Published on Fri May 07 2021

Infection, recovery and re-infection of farmed mink with SARS-CoV-2

Rasmussen, T. B., Fonager, J., Jorgensen, C. S., Lassauniere, R., Hammer, A. S., Quaade, M. L., Boklund, A., Lohse, L., Strandbygaard, B., Rasmussen, M., Michaelsen, T. Y., Mortensen, S., Fomsgaard, A., Belsham, G. J., Botner, A.

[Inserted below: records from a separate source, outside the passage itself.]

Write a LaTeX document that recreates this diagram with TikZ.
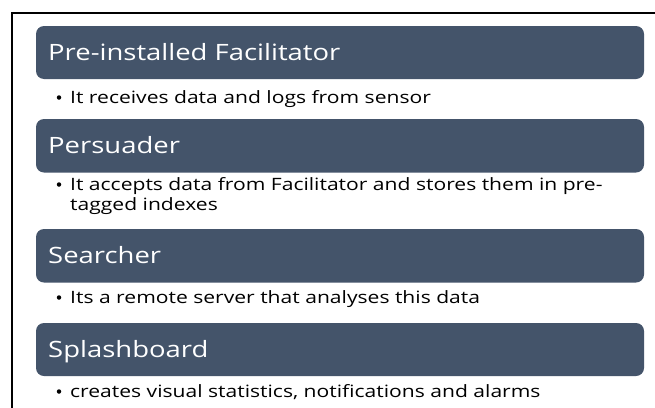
\documentclass[tikz,border=0pt]{standalone}
\usepackage{fontspec}
\setmainfont{Open Sans}
\newfontfamily\titlefont[FakeStretch=1.22]{Open Sans}
\newfontfamily\itemfont[FakeStretch=1.24]{Open Sans}
\definecolor{barfill}{HTML}{44546A}
\begin{document}
\begin{tikzpicture}[x=1pt,y=-1pt,
  bar/.style={fill=barfill,rounded corners=8pt},
  title/.style={anchor=base west,inner sep=0pt,text=white,font=\titlefont\fontsize{22.5}{26}\selectfont},
  item/.style={anchor=base west,inner sep=0pt,text=black,font=\itemfont\fontsize{17}{20}\selectfont},
  dot/.style={circle,fill=black,inner sep=0pt,minimum size=4.5pt}]
\useasboundingbox (0,0) rectangle (655,407);
\fill[white] (0,0) rectangle (655,407);
\coordinate (c1) at (12,420);
\coordinate (c2) at (12,13);
\coordinate (c3) at (670,13);
\draw[line width=2pt] (c1) -- (c2) -- (c3);
% bars
\fill[bar] (36,26) rectangle (644,79);
\fill[bar] (36,119) rectangle (644,172.5);
\fill[bar] (36,229) rectangle (644,282.5);
\fill[bar] (36,323) rectangle (644,376);
\node[title] (t1) at (48,60) {Pre-installed Facilitator};
\node[title] (t2) at (48,153) {Persuader};
\node[title] (t3) at (48,263) {Searcher};
\node[title] (t4) at (48,357) {Splashboard};
% items
\node[dot] (d1) at (59,97.5) {};
\node[item] (i1) at (70,103) {It receives data and logs from sensor};
\node[dot] (d2) at (59,184.5) {};
\node[item] (i2) at (70,190) {It accepts data from Facilitator and stores them in pre-};
\node[item] (i2b) at (70,210.5) {tagged indexes};
\node[dot] (d3) at (59,297.5) {};
\node[item] (i3) at (70,303) {Its a remote server that analyses this data};
\node[dot] (d4) at (59,391.5) {};
\node[item] (i4) at (70,397) {creates visual statistics, notifications and alarms};
\end{tikzpicture}
\end{document}
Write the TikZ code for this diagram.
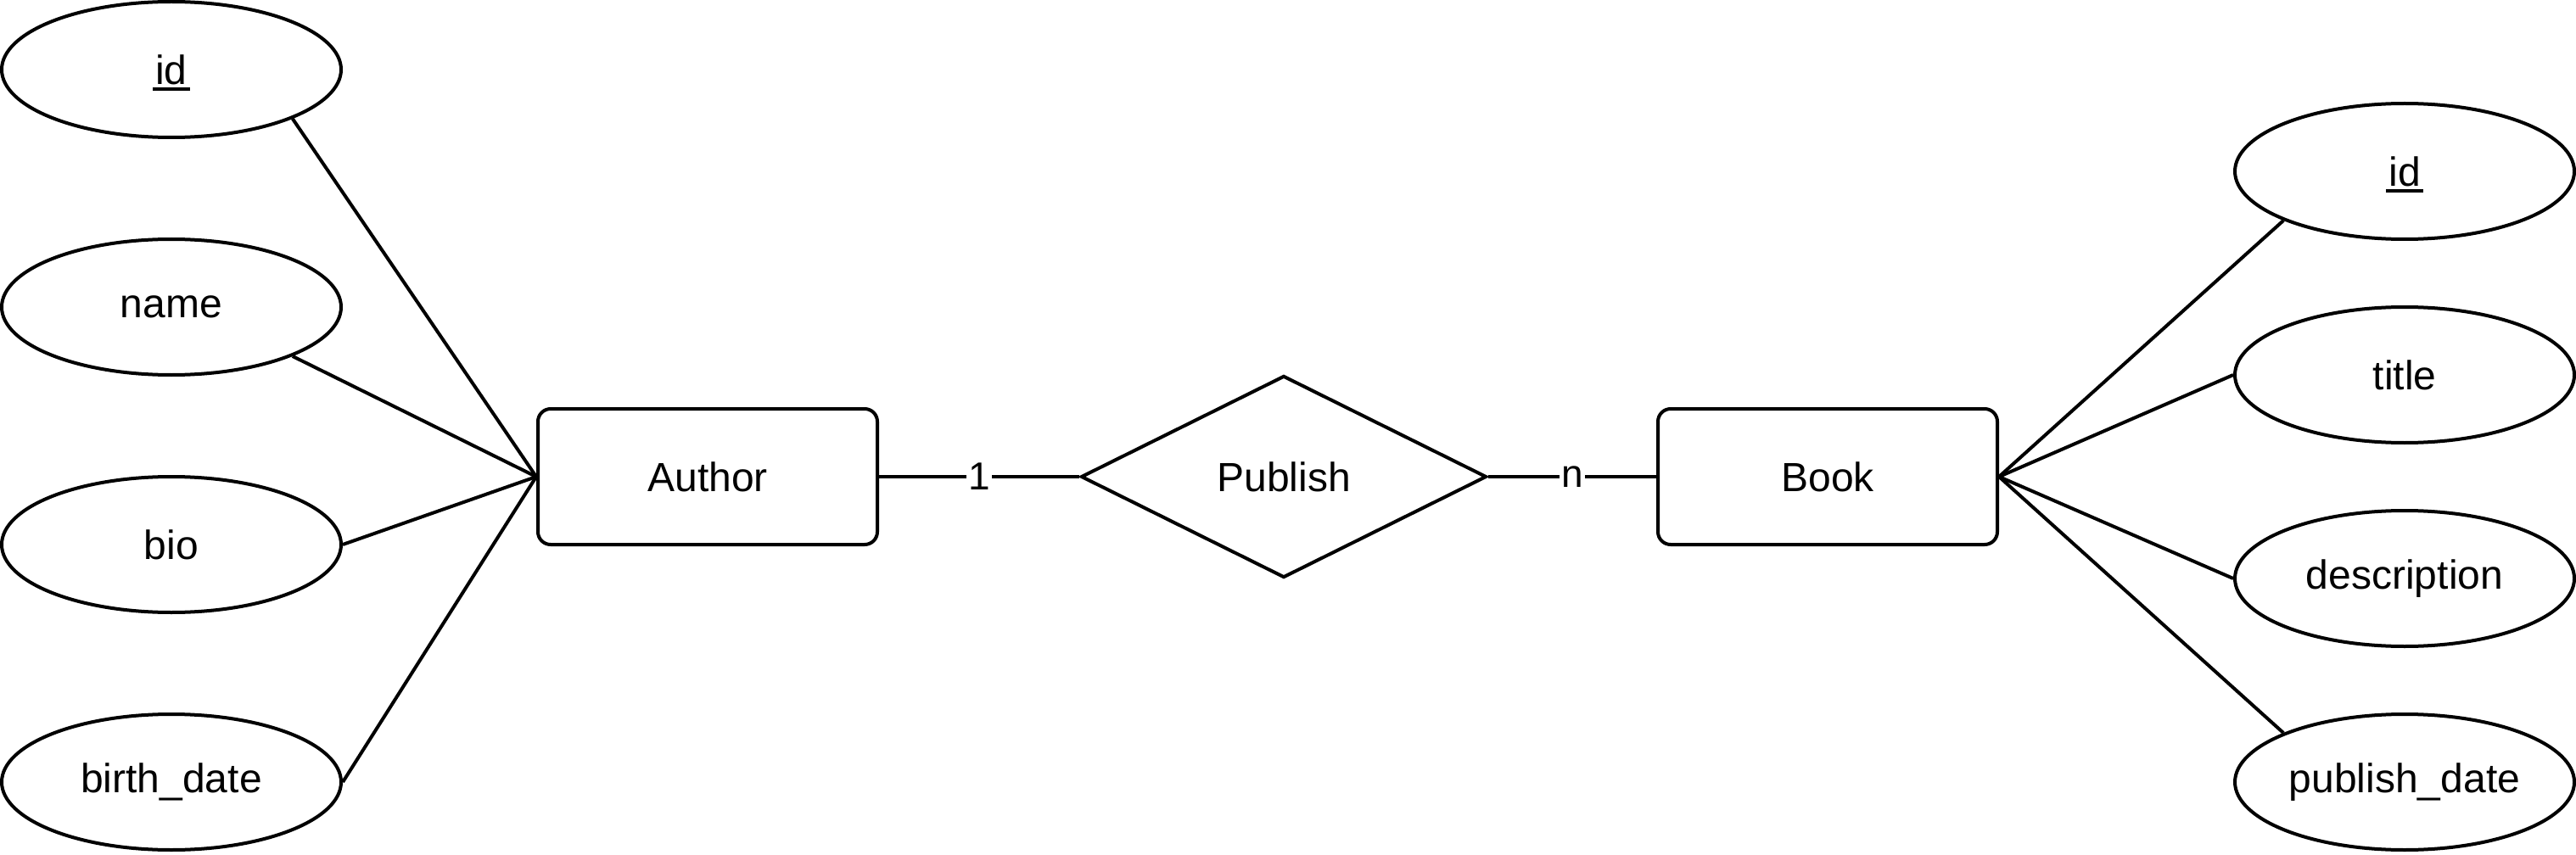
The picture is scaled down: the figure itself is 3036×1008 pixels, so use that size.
\documentclass[tikz,border=0pt]{standalone}
\usepackage{fontspec}
\setmainfont{Liberation Sans}
\usetikzlibrary{shapes.geometric}
\newcommand{\keyattr}[1]{\setbox0\hbox{#1}\rlap{\smash{\hspace*{-3pt}\rule[-8pt]{\dimexpr\wd0+6pt\relax}{4pt}}}#1}
\begin{document}
\begin{tikzpicture}[x=1pt,y=-1pt, line width=4pt,
  txt/.style={font=\fontsize{48}{56}\selectfont},
  attr/.style={draw, ellipse, txt, minimum width=400pt, minimum height=160pt, inner sep=0pt},
  entity/.style={draw, rectangle, txt, rounded corners=15pt, minimum width=400pt, minimum height=160pt, inner sep=0pt},
  rel/.style={draw, diamond, txt, minimum width=478pt, minimum height=238pt, inner sep=0pt},
  card/.style={fill=white, inner sep=2pt, font=\fontsize{46}{54}\selectfont},
  link/.style={draw}]
\useasboundingbox (0,0) rectangle (3036,1008);
% left attributes
\node[attr] (aid)    at (202,82)  {\keyattr{id}};
\node[attr] (aname)  at (202,362) {name};
\node[attr] (abio)   at (202,642) {bio};
\node[attr] (abirth) at (202,922) {birth\_date};
% right attributes
\node[attr] (bid)    at (2834,202) {\keyattr{id}};
\node[attr] (btitle) at (2834,442) {title};
\node[attr] (bdesc)  at (2834,682) {description};
\node[attr] (bpub)   at (2834,922) {publish\_date};
% entities and relation
\node[entity] (author) at (834,562)  {Author};
\node[rel]    (publish) at (1513,562) {Publish};
\node[entity] (book)   at (2154,562) {Book};
% connectors
\draw[link] (aid.south east) -- (author.west);
\draw[link] (aname.south east) -- (author.west);
\draw[link] (abio.east) -- (author.west);
\draw[link] (abirth.east) -- (author.west);
\draw[link] (bid.south west) -- (book.east);
\draw[link] (btitle.west) -- (book.east);
\draw[link] (bdesc.west) -- (book.east);
\draw[link] (bpub.north west) -- (book.east);
\draw[link] (author.east) -- node[card] {1} (publish.west);
\draw[link] (publish.east) -- node[card] {n} (book.west);
\end{tikzpicture}
\end{document}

Mink, on a farm with about 15,000 animals, became infected with SARS-CoV-2. 100% of tested animals were seropositive. The virus responsible had a deletion of nucleotides encoding residues H69 and V70 within the spike protein gene.

4
373
709
Abstract

Mink, on a farm with about 15,000 animals, became infected with SARS-CoV-2. Over 75% of tested animals were positive for SARS-CoV-2 RNA in throat swabs and 100% of tested animals were seropositive. The virus responsible had a deletion of nucleotides encoding residues H69 and V70 within the spike protein gene. The infected mink recovered and after free-testing of the mink, the animals remained seropositive. During follow-up studies, after a period of more than 2 months without virus detection, over 75% of tested animals scored positive again for SARS-CoV-2 RNA. Whole genome sequencing showed that the virus circulating during this re-infection was most closely related to the virus identified in the first outbreak on this farm but additional sequence changes had occurred. Animals had much higher levels of anti-SARS-CoV-2 antibodies after re-infection than at free-testing. Thus, following recovery from an initial infection, seropositive mink rapidly became susceptible to re-infection by SARS-CoV-2. Article Summary LineFollowing widespread infection with SARS-CoV-2 of mink on a farm, all tested animals had seroconverted and the farm was then tested free of infection; however, less than 3 months later, a further round of infection affected more than 75% of tested animals.